▶
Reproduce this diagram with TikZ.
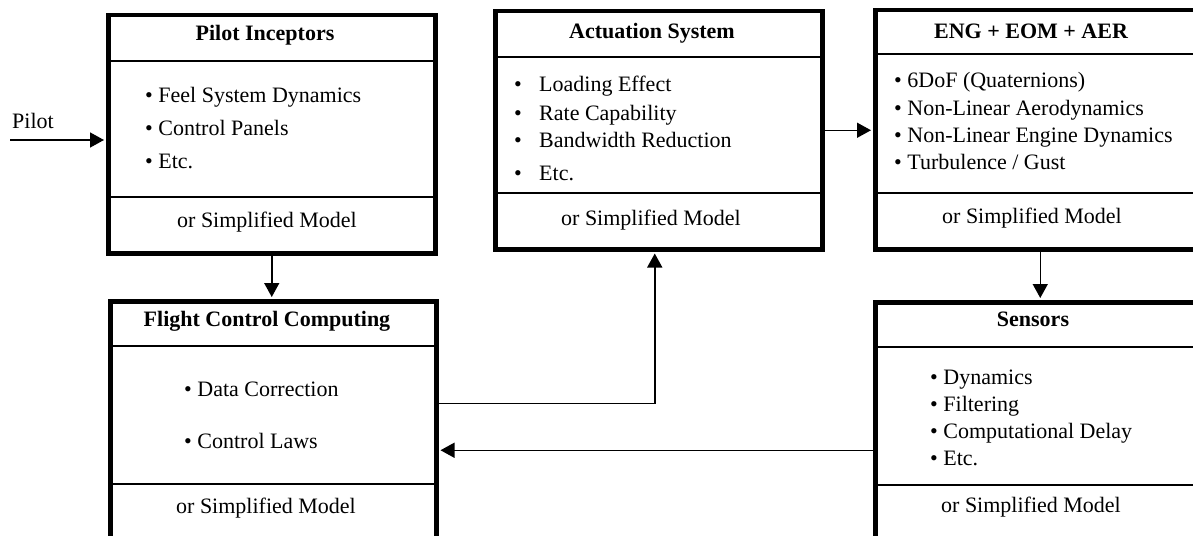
\documentclass[tikz,border=0pt]{standalone}
\usepackage{fontspec}
\setmainfont{Liberation Serif}
\usetikzlibrary{arrows.meta}

\begin{document}
\begin{tikzpicture}[x=1pt, y=-1pt, line join=miter, >={Triangle[length=14pt,width=15pt]},
  blockbox/.style={draw, line width=4.5pt, rectangle, inner sep=0pt, anchor=north west},
  sep/.style={line width=1.5pt},
  flow/.style={line width=1.5pt, ->, shorten >=2pt},
  txt/.style={font=\fontsize{22}{26}\selectfont, inner sep=0pt},
  title/.style={txt, font=\fontsize{22}{26}\selectfont\bfseries, anchor=base},
  item/.style={txt, anchor=base west},
  model/.style={txt, anchor=base}]
  \useasboundingbox (0,0) rectangle (1193,535);
  \clip (0,0) rectangle (1193,535);

  % blocks (right and bottom ones run off the page)
  \node[blockbox, minimum width=327pt, minimum height=238pt] (pilot) at (106,13) {};
  \node[blockbox, minimum width=327pt, minimum height=238pt] (act) at (493,9) {};
  \node[blockbox, minimum width=330pt, minimum height=239pt] (eng) at (873,8) {};
  \node[blockbox, minimum width=326pt, minimum height=260pt] (fcc) at (108,299) {};
  \node[blockbox, minimum width=330pt, minimum height=260pt] (sens) at (873,300) {};

  % section rules
  \draw[sep] (106,61) -- (433,61) (106,197) -- (433,197);
  \draw[sep] (493,57) -- (820,57) (493,193) -- (820,193);
  \draw[sep] (873,54) -- (1203,54) (873,193) -- (1203,193);
  \draw[sep] (108,346) -- (434,346) (108,484) -- (434,484);
  \draw[sep] (873,347) -- (1203,347) (873,485) -- (1203,485);

  % titles
  \node[title] (pilot-title) at (265,41) {Pilot Inceptors};
  \node[title] (act-title) at (652,38) {Actuation System};
  \node[title] (eng-title) at (1031,38) {ENG + EOM + AER};
  \node[title] (fcc-title) at (267,326) {Flight Control Computing};
  \node[title] (sens-title) at (1033,326) {Sensors};

  % bullet lists
  \foreach \t [count=\i] in {Feel System Dynamics, Control Panels, Etc.}
    \node[item] (pilot-\i) at (145,69+33*\i) {\textbullet\ \t};
  \foreach \t/\y [count=\i] in {Loading Effect/92, Rate Capability/120, Bandwidth Reduction/147, Etc./180}
    \node[item] (act-\i) at (514,\y) {\makebox[25pt][l]{\textbullet}\t};
  \foreach \t [count=\i] in {{6DoF (Quaternions)}, Non-Linear Aerodynamics, Non-Linear Engine Dynamics, Turbulence / Gust}
    \node[item] (eng-\i) at (894,61+27*\i) {\textbullet\ \t};
  \foreach \t [count=\i] in {Data Correction, Control Laws}
    \node[item] (fcc-\i) at (184,344+52*\i) {\textbullet\ \t};
  \foreach \t [count=\i] in {Dynamics, Filtering, Computational Delay, Etc.}
    \node[item] (sens-\i) at (930,357+27*\i) {\textbullet\ \t};

  % simplified model rows
  \node[model] (pilot-model) at (267,227) {or Simplified Model};
  \node[model] (act-model) at (651,225) {or Simplified Model};
  \node[model] (eng-model) at (1032,223) {or Simplified Model};
  \node[model] (fcc-model) at (266,513) {or Simplified Model};
  \node[model] (sens-model) at (1031,512) {or Simplified Model};

  % signal flow
  \node[txt, anchor=base west] (pilotlbl) at (12,128) {Pilot};
  \coordinate (pilotin) at (10,140);
  \draw[flow] (pilotin) -- (pilotin -| pilot.west);
  \draw[flow] (pilot.south) -- (pilot.south |- fcc.north);
  \draw[flow] ([yshift=28pt]fcc.east) -| ([xshift=-4pt]act.south);
  \draw[flow] (act.east) -- (act.east -| eng.west);
  \draw[flow] (eng.south) -- (sens.north);
  \draw[flow] ([yshift=-18pt]sens.west) -- ([yshift=-19pt]fcc.east);
\end{tikzpicture}
\end{document}
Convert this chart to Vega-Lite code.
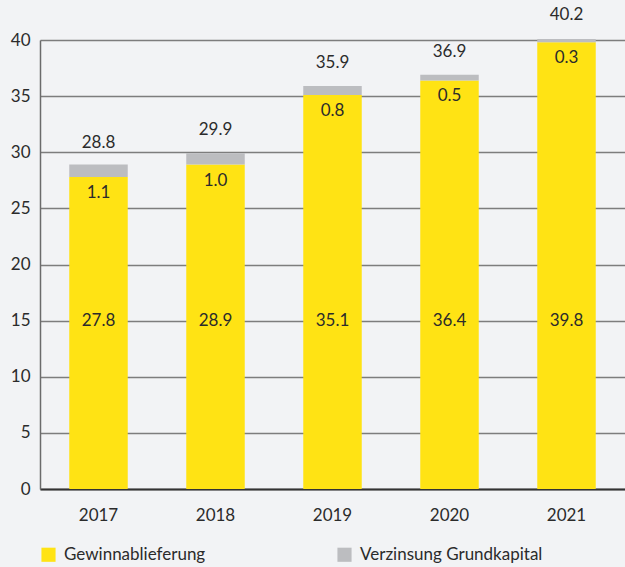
{
  "$schema": "https://vega.github.io/schema/vega-lite/v6.json",
  "width": 585,
  "height": 449,
  "autosize": {"type": "none"},
  "padding": {"left": 40, "top": 40, "right": 0, "bottom": 78},
  "background": "#f2f3f5",
  "config": {
    "view": {"stroke": null},
    "font": "Lato",
    "text": {"font": "Lato", "fontSize": 17, "color": "#2b2b2b"}
  },
  "data": {
    "values": [
      {"Jahr": "2017", "Gewinnablieferung": 27.8, "Verzinsung Grundkapital": 1.1, "Gesamt": 28.8},
      {"Jahr": "2018", "Gewinnablieferung": 28.9, "Verzinsung Grundkapital": 1.0, "Gesamt": 29.9},
      {"Jahr": "2019", "Gewinnablieferung": 35.1, "Verzinsung Grundkapital": 0.8, "Gesamt": 35.9},
      {"Jahr": "2020", "Gewinnablieferung": 36.4, "Verzinsung Grundkapital": 0.5, "Gesamt": 36.9},
      {"Jahr": "2021", "Gewinnablieferung": 39.8, "Verzinsung Grundkapital": 0.3, "Gesamt": 40.2}
    ]
  },
  "encoding": {
    "x": {
      "field": "Jahr", "type": "nominal",
      "scale": {"paddingInner": 0.5, "paddingOuter": 0.25},
      "axis": {
        "title": null, "labelAngle": 0, "ticks": false, "labelPadding": 18,
        "labelFontSize": 17, "labelColor": "#2b2b2b", "labelFont": "Lato",
        "domainColor": "#333333", "domainWidth": 2, "grid": false
      }
    }
  },
  "layer": [
    {
      "mark": {"type": "bar"},
      "transform": [{"fold": ["Gewinnablieferung", "Verzinsung Grundkapital"], "as": ["Art", "Wert"]}],
      "encoding": {
        "y": {
          "field": "Wert", "type": "quantitative", "stack": "zero",
          "scale": {"domain": [0, 40], "nice": false},
          "axis": {
            "title": null, "values": [0, 5, 10, 15, 20, 25, 30, 35, 40],
            "ticks": false, "labelPadding": 10, "labelFontSize": 17,
            "labelColor": "#2b2b2b", "labelFont": "Lato",
            "grid": true, "gridColor": "#7d7d7d", "gridWidth": 1.5,
            "domainColor": "#6b6b6b", "domainWidth": 1.5
          }
        },
        "order": {"field": "Art", "sort": "ascending"},
        "color": {
          "field": "Art", "type": "nominal",
          "scale": {"domain": ["Gewinnablieferung", "Verzinsung Grundkapital"], "range": ["#ffe314", "#bcbdc0"]},
          "legend": {
            "title": null, "orient": "none", "legendX": 0, "legendY": 506,
            "direction": "horizontal", "columns": 2, "columnPadding": 130,
            "symbolType": "square", "symbolSize": 200, "symbolStrokeWidth": 0,
            "symbolOpacity": 1, "labelFontSize": 17, "labelColor": "#2b2b2b",
            "labelFont": "Lato", "labelOffset": 7, "labelLimit": 300
          }
        }
      }
    },
    {
      "mark": {"type": "text", "baseline": "bottom", "dy": -14},
      "encoding": {
        "y": {"field": "Gesamt", "type": "quantitative"},
        "text": {"field": "Gesamt", "type": "quantitative", "format": ".1f"}
      }
    },
    {
      "mark": {"type": "text", "baseline": "top", "dy": 8},
      "encoding": {
        "y": {"field": "Gewinnablieferung", "type": "quantitative"},
        "text": {"field": "Verzinsung Grundkapital", "type": "quantitative", "format": ".1f"}
      }
    },
    {
      "mark": {"type": "text", "baseline": "middle"},
      "encoding": {
        "y": {"datum": 15},
        "text": {"field": "Gewinnablieferung", "type": "quantitative", "format": ".1f"}
      }
    }
  ]
}
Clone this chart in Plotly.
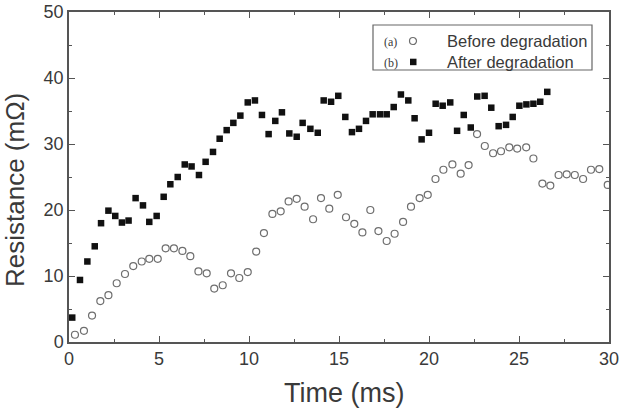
import plotly.graph_objects as go

# Before degradation (open circles)
before_t = [0.33, 0.83, 1.28, 1.74, 2.19, 2.65, 3.11, 3.57, 4.04, 4.46, 4.93, 5.37, 5.83,
            6.30, 6.74, 7.19, 7.65, 8.07, 8.54, 9.00, 9.46, 9.93, 10.40, 10.83, 11.30,
            11.76, 12.20, 12.65, 13.09, 13.56, 14.00, 14.46, 14.93, 15.39, 15.85, 16.30,
            16.74, 17.19, 17.65, 18.09, 18.56, 19.00, 19.48, 19.93, 20.36, 20.80, 21.30,
            21.76, 22.20, 22.67, 23.10, 23.56, 24.00, 24.46, 24.90, 25.40, 25.80, 26.30,
            26.74, 27.20, 27.65, 28.10, 28.56, 29.00, 29.46, 29.93]
before_r = [1.1, 1.7, 4.0, 6.2, 7.1, 8.9, 10.3, 11.5, 12.2, 12.6, 12.6, 14.2, 14.2,
            13.8, 13.0, 10.7, 10.4, 8.1, 8.6, 10.4, 9.7, 10.6, 13.7, 16.5, 19.4,
            19.8, 21.3, 21.7, 20.5, 18.6, 21.8, 20.2, 22.3, 18.9, 17.9, 16.6,
            20.0, 16.8, 15.3, 16.4, 18.2, 20.5, 21.8, 22.3, 24.7, 26.1, 26.9,
            25.5, 26.8, 31.5, 29.7, 28.6, 28.9, 29.5, 29.3, 29.5, 27.8, 24.0,
            23.7, 25.3, 25.4, 25.3, 24.7, 26.1, 26.2, 23.8]

# After degradation (filled squares)
after_t = [0.18, 0.61, 1.02, 1.43, 1.78, 2.19, 2.57, 2.94, 3.31, 3.70, 4.11, 4.46, 4.87,
           5.26, 5.63, 6.04, 6.43, 6.81, 7.22, 7.59, 8.00, 8.37, 8.76, 9.13, 9.52, 9.93,
           10.33, 10.72, 11.09, 11.46, 11.83, 12.24, 12.65, 12.98, 13.41, 13.82, 14.15,
           14.56, 14.96, 15.35, 15.72, 16.11, 16.50, 16.87, 17.28, 17.65, 18.04, 18.44,
           18.85, 19.20, 19.59, 20.00, 20.37, 20.76, 21.18, 21.56, 21.93, 22.32, 22.68,
           23.09, 23.46, 23.87, 24.28, 24.65, 25.02, 25.41, 25.80, 26.18, 26.57]
after_r = [3.7, 9.4, 12.2, 14.5, 18.0, 19.9, 19.1, 18.1, 18.4, 21.8, 20.7, 18.2, 19.1,
           22.0, 23.9, 25.0, 26.9, 26.6, 25.3, 27.3, 28.8, 30.8, 32.1, 33.2, 34.3, 36.3,
           36.6, 34.4, 31.5, 33.5, 34.8, 31.6, 31.1, 33.2, 32.3, 31.7, 36.6,
           36.4, 37.3, 34.1, 31.8, 32.3, 33.5, 34.5, 34.5, 34.5, 35.6, 37.5,
           36.6, 33.9, 30.7, 31.7, 36.1, 35.8, 36.3, 32.0, 34.4, 32.5, 37.2,
           37.3, 35.5, 32.7, 32.9, 34.1, 35.8, 36.0, 36.1, 36.4, 37.9]

x_ticks = [0, 5, 10, 15, 20, 25, 30]
y_ticks = [0, 10, 20, 30, 40, 50]

W, H = 630, 408
L, R, T, B = 69, 21, 12, 66
pw, ph = W - L - R, H - T - B

def px(x):
    return (x - L) / pw

def py(y):
    return (H - B - y) / ph

FONT = "Liberation Sans, Arial, sans-serif"
SERIF = "Liberation Serif, Times New Roman, serif"
TXT = "#3a3a3a"
AX = "#555555"

fig = go.Figure()
fig.add_trace(go.Scatter(x=before_t, y=before_r, mode="markers", name="Before degradation",
                         marker=dict(symbol="circle-open", size=7, color="#6e6e6e",
                                     line=dict(width=1.2, color="#6e6e6e"))))
fig.add_trace(go.Scatter(x=after_t, y=after_r, mode="markers", name="After degradation",
                         marker=dict(symbol="square", size=6.5, color="#111111")))

axis_common = dict(showgrid=False, zeroline=False, showline=True, linecolor=AX, linewidth=1.5,
                   mirror="ticks", ticks="inside", ticklen=6, tickwidth=1.3, tickcolor=AX,
                   automargin=False,
                   tickfont=dict(family=FONT, size=18, color=TXT))
fig.update_xaxes(range=[0, 30], tickmode="array", tickvals=x_ticks,
                 ticktext=[str(v) for v in x_ticks],
                 minor=dict(dtick=2.5, ticks="inside", ticklen=3, tickwidth=1.2, tickcolor=AX),
                 **axis_common)
fig.update_yaxes(range=[0, 50], tickmode="array", tickvals=y_ticks,
                 ticktext=[str(v) for v in y_ticks],
                 minor=dict(dtick=5, ticks="inside", ticklen=3, tickwidth=1.2, tickcolor=AX),
                 **axis_common)

def ann(text, x, y, size, family=FONT, xanchor="left", angle=0):
    return dict(text=text, x=px(x), y=py(y), xref="paper", yref="paper",
                xanchor=xanchor, yanchor="middle", textangle=angle, showarrow=False,
                font=dict(family=family, size=size, color=TXT))

annotations = [
    ann("Resistance (mΩ)", 15, 190, 26, xanchor="center", angle=-90),
    ann("Time (ms)", 344, 393, 27, xanchor="center"),
    ann("(a)", 382, 42, 12, family=SERIF),
    ann("(b)", 382, 63, 12, family=SERIF),
    ann("Before degradation", 445, 41, 16.5),
    ann("After degradation", 445, 62, 16.5),
]

shapes = [
    dict(type="rect", xref="paper", yref="paper", x0=px(373), x1=px(592), y0=py(70), y1=py(25),
         line=dict(color="#666666", width=1.2), fillcolor="white", layer="below"),
    dict(type="circle", xref="paper", yref="paper", x0=px(409.5), x1=px(416.5), y0=py(44.5), y1=py(37.5),
         line=dict(color="#6e6e6e", width=1.2)),
    dict(type="rect", xref="paper", yref="paper", x0=px(410), x1=px(416.5), y0=py(65.2), y1=py(58.7),
         line=dict(color="#111111", width=0), fillcolor="#111111"),
]

fig.update_layout(width=W, height=H, margin=dict(l=L, r=R, t=T, b=B),
                  plot_bgcolor="white", paper_bgcolor="white", showlegend=False,
                  annotations=annotations, shapes=shapes)

fig.write_html("out.html")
◀
Exercise instructions: Return only the lines running from the start of the entries above to the line that contains "width=330pt, minimum height=260pt]", inclusive, and omit every picture.

Result for this task:
Reproduce this diagram with TikZ.
\documentclass[tikz,border=0pt]{standalone}
\usepackage{fontspec}
\setmainfont{Liberation Serif}
\usetikzlibrary{arrows.meta}

\begin{document}
\begin{tikzpicture}[x=1pt, y=-1pt, line join=miter, >={Triangle[length=14pt,width=15pt]},
  blockbox/.style={draw, line width=4.5pt, rectangle, inner sep=0pt, anchor=north west},
  sep/.style={line width=1.5pt},
  flow/.style={line width=1.5pt, ->, shorten >=2pt},
  txt/.style={font=\fontsize{22}{26}\selectfont, inner sep=0pt},
  title/.style={txt, font=\fontsize{22}{26}\selectfont\bfseries, anchor=base},
  item/.style={txt, anchor=base west},
  model/.style={txt, anchor=base}]
  \useasboundingbox (0,0) rectangle (1193,535);
  \clip (0,0) rectangle (1193,535);

  % blocks (right and bottom ones run off the page)
  \node[blockbox, minimum width=327pt, minimum height=238pt] (pilot) at (106,13) {};
  \node[blockbox, minimum width=327pt, minimum height=238pt] (act) at (493,9) {};
  \node[blockbox, minimum width=330pt, minimum height=239pt] (eng) at (873,8) {};
  \node[blockbox, minimum width=326pt, minimum height=260pt] (fcc) at (108,299) {};
  \node[blockbox, minimum width=330pt, minimum height=260pt] (sens) at (873,300) {};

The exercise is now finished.